‘Blessed to be alive’
Published 9:18 am Wednesday, May 11, 2016
I first met Lisa when we she was 11. She biked up our long gravel driveway, removed herself from a faded banana seat, and promptly announced that her mother said we should be friends (and to get home before supper).
Lisa was the skinniest, most freckled girl I had ever seen. I liked her immediately.
Thus began a relationship that would carry us through typical teenage drama involving canvas Nikes, Shaun Cassidy, feathered bangs and my brother’s Cutlass Supreme – unscathed, for the most part. We also survived extended orthodontic treatments (complete with headgear) and a prom to which her date wore a baby blue tux. At least I think it was blue. All photographic proof of that event has since been destroyed.
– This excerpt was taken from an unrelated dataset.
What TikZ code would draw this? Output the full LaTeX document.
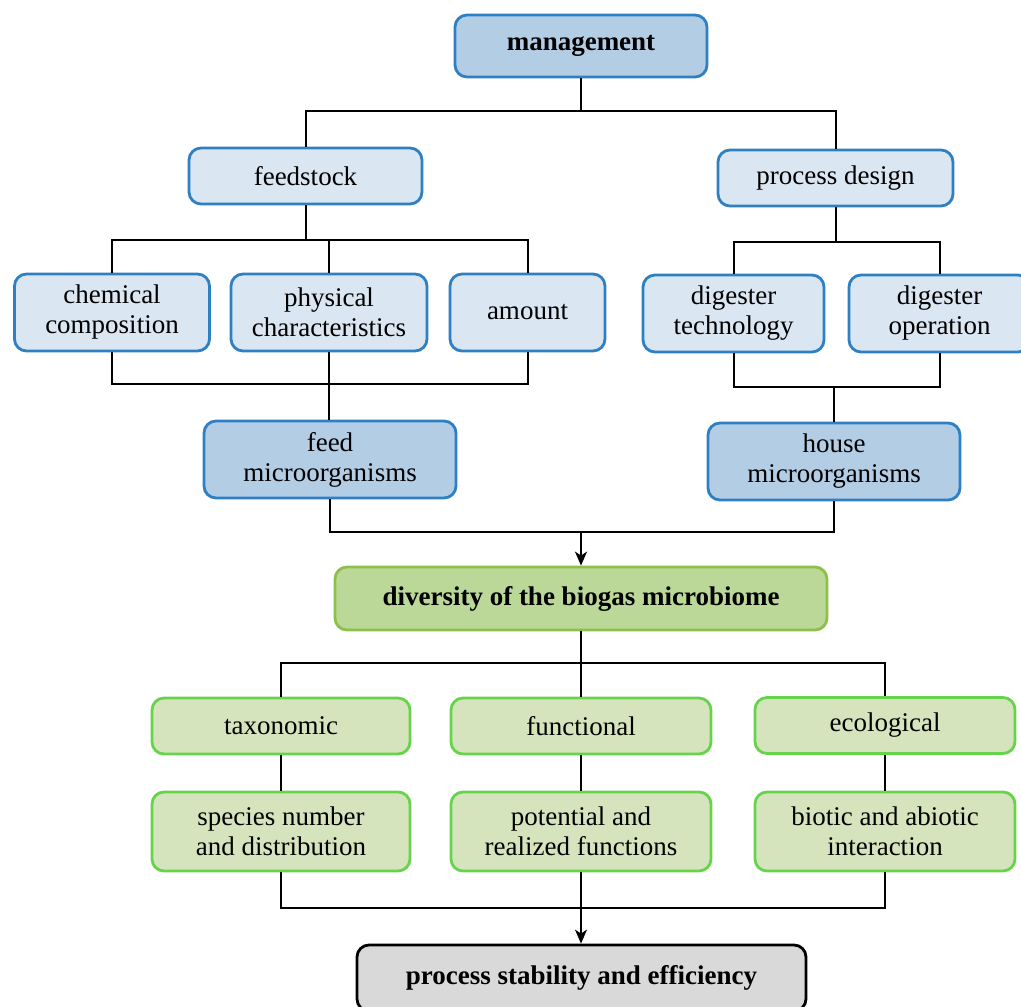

Sometime during the college years that elusive thing so long beyond our grasp – adulthood – came upon us suddenly in waves of bridal luncheons and baby showers, and then as a full-force tsunami during a sad season of widowhood.
We grew up, we grew older. Lisa’s has been the longest-lasting friendship of my life.
So when she texted me something about seven new bullet holes in her Hyundai, I let go of the to-do list and found time to make a call I’d been meaning to make for weeks. What I learned was the stuff of an online news story link. Seriously.
It seems that Lisa’s husband was in the market for a used truck, a specific kind to haul his specific stuff. He’d done his homework concerning one he found on Craigslist – he knew the Kelley Blue Book value, asked the right questions, took his place in a group of would-be buyers. So when he and Lisa left home on a beautiful Thursday afternoon last February to go check out the 2010 Chevy, they were pretty confident the sale would go through and they’d return with a new addition to the garage. They were, in fact, thick-envelope-filled-with-a-wad-of-cash confident.
“I had a feeling something was odd when the GPS address didn’t match up with the upscale area listed in the ad,” Lisa told me. “The neighborhood it took us to looked fine, though. When we pulled into the driveway, there was an American flag on the mailbox and a POW tag on the car in the garage. The woman answering our calls was grandmotherly and knew all about the truck (which she said had belonged to her dear husband). Everything seemed legitimate.”
But it wasn’t. The couple was being watched, and a few minutes later a group of men wearing dark-colored hoodies approached them with guns: two on the driver’s side, and one targeting Lisa and the envelope under her floor mat.
In broad daylight.
In a decent neighborhood.
The ones aiming at her husband had covered their faces. Not so on the passenger side. “He looked like a kid,” Lisa recalled, describing the robber. On the other side of the car, Lisa’s husband was kicking at his assailants and reaching for the accelerator with his hand. He eventually found it and a chance to get away.
Later that night television news reports would show video footage of those moments captured by a surveillance camera that just happened to be located on the eaves of a front porch in the neighborhood. It captured audio, too — squealing tires and 11 gun shots that sounded like firecrackers on the Fourth of July.
Another scene of interest that wasn’t taped took place during interviews with the police. Something surprising showed up in the floorboard – an AK-47 belonging to one of the attackers. The police were delighted with the piece of evidence. For Lisa and her husband, who had no recollection of knocking it from anyone’s hands, the gun was just further proof their lives had been graciously spared.
Weeks later the criminals behind the Craigslist scam would attempt the setup once again. This time the victims, rather than their car, took the bullets. It wasn’t long before Lisa was at a police lineup where she identified the baby-faced teenager who had stolen their $16,000 and their peace of mind (temporarily).
Lisa told me she is sleeping better now but still reacts at the sight of a young man in a hoodie. And although the exterior of their car has been repaired, a vivid reminder of their close call remains in the interior upholstery where a bullet ricocheted off a metal bar right behind the driver’s seat. She and her husband are eager to share a message, one they learned the hard way: “When you’re buying from Craigslist or from any stranger, go to a police station or some site where there are cameras and you feel protected. We’re blessed to be alive.”